After I woke up a little more I realized that I had found the answer that had been eluding me for quite some time. I decided then and there that it was time to forget about my fears and my worries and just tell Mindi how I felt no matter what the repercussions were. I asked her about it a few days later and still haven't received a response, but we still go out and have a good time holding hands and playing air hockey, one of the games we play when we go out. If we are dating, that is still a mystery to me. I guess it's all up to her and maybe I'll never know, but who cares, we are having fun in each other's company.
After a couple of days I started to analyze the dream and found that the song didn't have as much of an impact on me as the movie did. The song only took me to that particular point in the film because it was being played at that part. The movie was about a man and a woman in love, but their world was turned upside down. They get murdered and the man's soul can't rest because of a great sadness. So he comes back from the dead to set the wrong things right, so he can be reunited with his love on the other side.
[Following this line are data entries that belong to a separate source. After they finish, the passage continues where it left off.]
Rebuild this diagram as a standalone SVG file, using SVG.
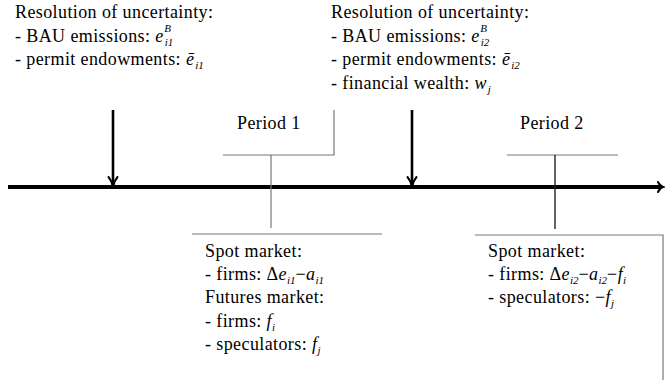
<svg xmlns="http://www.w3.org/2000/svg" width="665" height="380" viewBox="0 0 665 380" font-family="'Liberation Serif', 'Times New Roman', 'DejaVu Serif', serif">
<style>
text{font-family:'Liberation Serif','Times New Roman','DejaVu Serif',serif;font-size:18px;fill:#000;letter-spacing:0.4px}
.m{font-style:italic}
.s{font-size:11px;font-style:italic;letter-spacing:0}
.thin{fill:none;stroke:#777;stroke-width:1.2}
.dark{fill:none;stroke:#222;stroke-width:1.4}
.axis{fill:none;stroke:#000;stroke-width:4}
.arr{fill:none;stroke:#000;stroke-width:2.6}
.head{fill:none;stroke:#000;stroke-width:2;stroke-linecap:round}
</style>
<g id="connectors">
<path class="axis" d="M8,187 H661"/>
<path class="head" d="M658,182 Q660,186 663,187 Q660,188 658,192"/>
<path class="arr" d="M113,110 V185"/>
<path class="head" d="M108.5,177 Q112,181 113,187 Q114,181 117.5,177"/>
<path class="arr" d="M412,110 V185"/>
<path class="head" d="M407.5,177 Q411,181 412,187 Q413,181 416.5,177"/>
<path class="thin" d="M334,110 V155 H223"/>
<path class="thin" d="M271,155 V228"/>
<path class="thin" d="M192,234 H382"/>
<path class="thin" d="M507,155 H618"/>
<path class="dark" d="M555,155 V229"/>
<path class="thin" d="M475,235 H663 V380"/>
</g>
<g id="resolution1">
<text x="15" y="18">Resolution of uncertainty:</text>
<text x="15" y="41.5">- BAU emissions: <tspan class="m">e</tspan><tspan class="s" dx="1" dy="4">i1</tspan><tspan class="s" dx="-9" dy="-14">B</tspan></text>
<text x="15" y="65">- permit endowments: <tspan class="m">ē</tspan><tspan class="s" dx="1" dy="4">i1</tspan></text>
</g>
<g id="resolution2">
<text x="331" y="18">Resolution of uncertainty:</text>
<text x="331" y="41.5">- BAU emissions: <tspan class="m">e</tspan><tspan class="s" dx="1" dy="4">i2</tspan><tspan class="s" dx="-9" dy="-14">B</tspan></text>
<text x="331" y="65">- permit endowments: <tspan class="m">ē</tspan><tspan class="s" dx="1" dy="4">i2</tspan></text>
<text x="331" y="88.5">- financial wealth: <tspan class="m">w</tspan><tspan class="s" dx="1" dy="4">j</tspan></text>
</g>
<g id="period1">
<text x="237" y="129">Period 1</text>
</g>
<g id="period2">
<text x="520" y="129">Period 2</text>
</g>
<g id="market1">
<text x="205" y="257">Spot market:</text>
<text x="205" y="280">- firms: Δ<tspan class="m">e</tspan><tspan class="s" dy="4">i1</tspan><tspan dy="-4">−</tspan><tspan class="m">a</tspan><tspan class="s" dy="4">i1</tspan></text>
<text x="205" y="303">Futures market:</text>
<text x="205" y="327">- firms: <tspan class="m">f</tspan><tspan class="s" dy="4">i</tspan></text>
<text x="205" y="350">- speculators: <tspan class="m">f</tspan><tspan class="s" dy="4">j</tspan></text>
</g>
<g id="market2">
<text x="488" y="257">Spot market:</text>
<text x="488" y="280">- firms: Δ<tspan class="m">e</tspan><tspan class="s" dy="4">i2</tspan><tspan dy="-4">−</tspan><tspan class="m">a</tspan><tspan class="s" dy="4">i2</tspan><tspan dy="-4">−</tspan><tspan class="m">f</tspan><tspan class="s" dy="4">i</tspan></text>
<text x="488" y="303">- speculators: −<tspan class="m">f</tspan><tspan class="s" dy="4">j</tspan></text>
</g>
</svg>
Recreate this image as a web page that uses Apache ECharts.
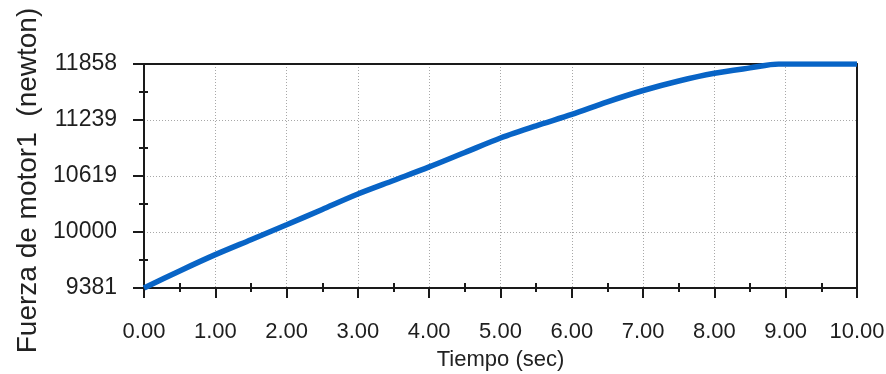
<!DOCTYPE html>
<html>
<head>
<meta charset="utf-8">
<script src="https://cdn.jsdelivr.net/npm/echarts@6/dist/echarts.min.js"></script>
<style>
html,body{margin:0;padding:0;background:#fff;}
#chart{width:886px;height:374px;}
</style>
</head>
<body>
<div id="chart"></div>
<script>
const timeValues = [0, 0.5, 1, 1.5, 2, 2.5, 3, 3.5, 4, 4.5, 5, 5.5, 6, 6.5, 7, 7.5, 8, 8.5, 8.9, 9.5, 10];
const forceValues = [9381, 9570, 9750, 9915, 10080, 10250, 10420, 10570, 10720, 10880, 11040, 11175, 11300, 11440, 11565, 11670, 11755, 11815, 11858, 11858, 11858];
const yTickValues = [9381, 10000.25, 10619.5, 11238.75, 11858];
const yTickLabels = ['9381', '10000', '10619', '11239', '11858'];
const yMinorValues = [9690.625, 10309.875, 10929.125, 11548.375];
const xTickLabels = ['0.00','1.00','2.00','3.00','4.00','5.00','6.00','7.00','8.00','9.00','10.00'];
const xMinorValues = [0.5, 1.5, 2.5, 3.5, 4.5, 5.5, 6.5, 7.5, 8.5, 9.5];

const FONT = 'Liberation Sans';
const AX = '#1a1a1a';
const yMin = yTickValues[0], yMax = yTickValues[yTickValues.length - 1];

const chart = echarts.init(document.getElementById('chart'), null, {renderer: 'canvas'});
const hidden = {show: false};
const grid = {color: '#a8a8a8', width: 1, type: [1, 2]};
chart.setOption({
  animation: false,
  grid: {left: 144, right: 29, top: 64, bottom: 86, show: false, containLabel: false, outerBoundsMode: 'none'},
  xAxis: [
    {
      type: 'value', min: 0, max: 10, interval: 1, position: 'bottom',
      name: 'Tiempo (sec)', nameLocation: 'middle', nameGap: 61,
      nameTextStyle: {fontFamily: FONT, fontSize: 22, color: '#222'},
      axisLine: {show: true, onZero: false, lineStyle: {color: AX, width: 2}},
      axisTick: {show: true, inside: false, length: 10, lineStyle: {color: AX, width: 2}},
      minorTick: {show: true, splitNumber: 2, length: 4, lineStyle: {color: AX, width: 2}},
      axisLabel: {margin: 33, fontFamily: FONT, fontSize: 22, color: '#1e1e1e',
        formatter: (v) => xTickLabels[Math.round(v)]},
      splitLine: {show: true, lineStyle: grid}
    },
    {
      type: 'value', min: 0, max: 10, position: 'bottom', gridIndex: 0,
      axisLine: {show: false, onZero: false},
      axisTick: {show: true, inside: true, length: 5, customValues: xMinorValues, lineStyle: {color: AX, width: 2}},
      axisLabel: hidden, splitLine: hidden
    },
    {
      type: 'value', min: 0, max: 10, position: 'top', gridIndex: 0,
      axisLine: {show: true, onZero: false, lineStyle: {color: AX, width: 2}},
      axisTick: hidden, axisLabel: hidden, splitLine: hidden
    }
  ],
  yAxis: [
    {
      type: 'value', min: yMin, max: yMax, position: 'left',
      name: 'Fuerza de motor1  (newton)', nameLocation: 'middle', nameGap: 102, nameRotate: 90,
      nameTextStyle: {fontFamily: FONT, fontSize: 28, color: '#222', padding: [0, 9, 0, 0]},
      axisLine: {show: true, onZero: false, lineStyle: {color: AX, width: 2}},
      axisTick: {show: true, inside: false, length: 11, customValues: yTickValues, lineStyle: {color: AX, width: 2}},
      axisLabel: {margin: 27, fontFamily: FONT, fontSize: 23, color: '#1e1e1e', customValues: yTickValues,
        formatter: (v) => { const i = yTickValues.findIndex(t => Math.abs(t - v) < 1); return i >= 0 ? yTickLabels[i] : ''; }},
      splitLine: {show: true, lineStyle: grid}
    },
    {
      type: 'value', min: yMin, max: yMax, position: 'left', gridIndex: 0,
      axisLine: {show: false, onZero: false},
      axisTick: {show: true, inside: false, length: 5, customValues: yMinorValues, lineStyle: {color: AX, width: 2}},
      axisLabel: hidden, splitLine: hidden
    },
    {
      type: 'value', min: yMin, max: yMax, position: 'left', gridIndex: 0,
      axisLine: {show: false, onZero: false},
      axisTick: {show: true, inside: true, length: 4, customValues: yMinorValues, lineStyle: {color: AX, width: 2}},
      axisLabel: hidden, splitLine: hidden
    },
    {
      type: 'value', min: yMin, max: yMax, position: 'right', gridIndex: 0,
      axisLine: {show: true, onZero: false, lineStyle: {color: AX, width: 2}},
      axisTick: hidden, axisLabel: hidden, splitLine: hidden
    }
  ],
  series: [{
    type: 'line',
    xAxisIndex: 0, yAxisIndex: 0,
    data: timeValues.map((t, i) => [t, forceValues[i]]),
    showSymbol: false, symbol: 'none', smooth: 0.3,
    lineStyle: {color: '#0864c6', width: 5.5},
    z: 5
  }]
});
</script>
</body>
</html>
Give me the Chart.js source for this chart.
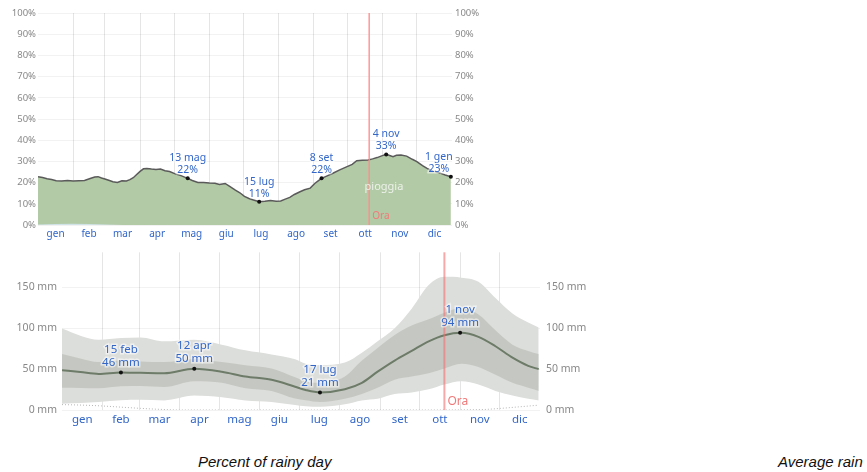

The movie was about a love that lasted through death and beyond, true soul mates that could never be apart. From this I learned to stop running from my problems and to start facing them until a resolution is achieved. It was time to stop being so afraid. So I decided to follow in the footsteps of Eric Draven and find my problems and eliminate them. Hopefully this will help me in the future and with Mindi. Yet to this day I don't know how I would of reacted or what would of happened if I had chosen another CD.
I learned a lot from the dream and about myself that night. It enlightened me about how not to bottle my feelings up and hide them, but to express how I feel for the whole world to see, even if I can't handle the repercussions. There is no use hiding from them, because they always have a way of finding you. It hasn't been easy but nothing in life ever is. I'll never forget that night and I'll never forget what it has taught me about my problems and myself. It is something that I will carry with me for the rest of my life and use everyday.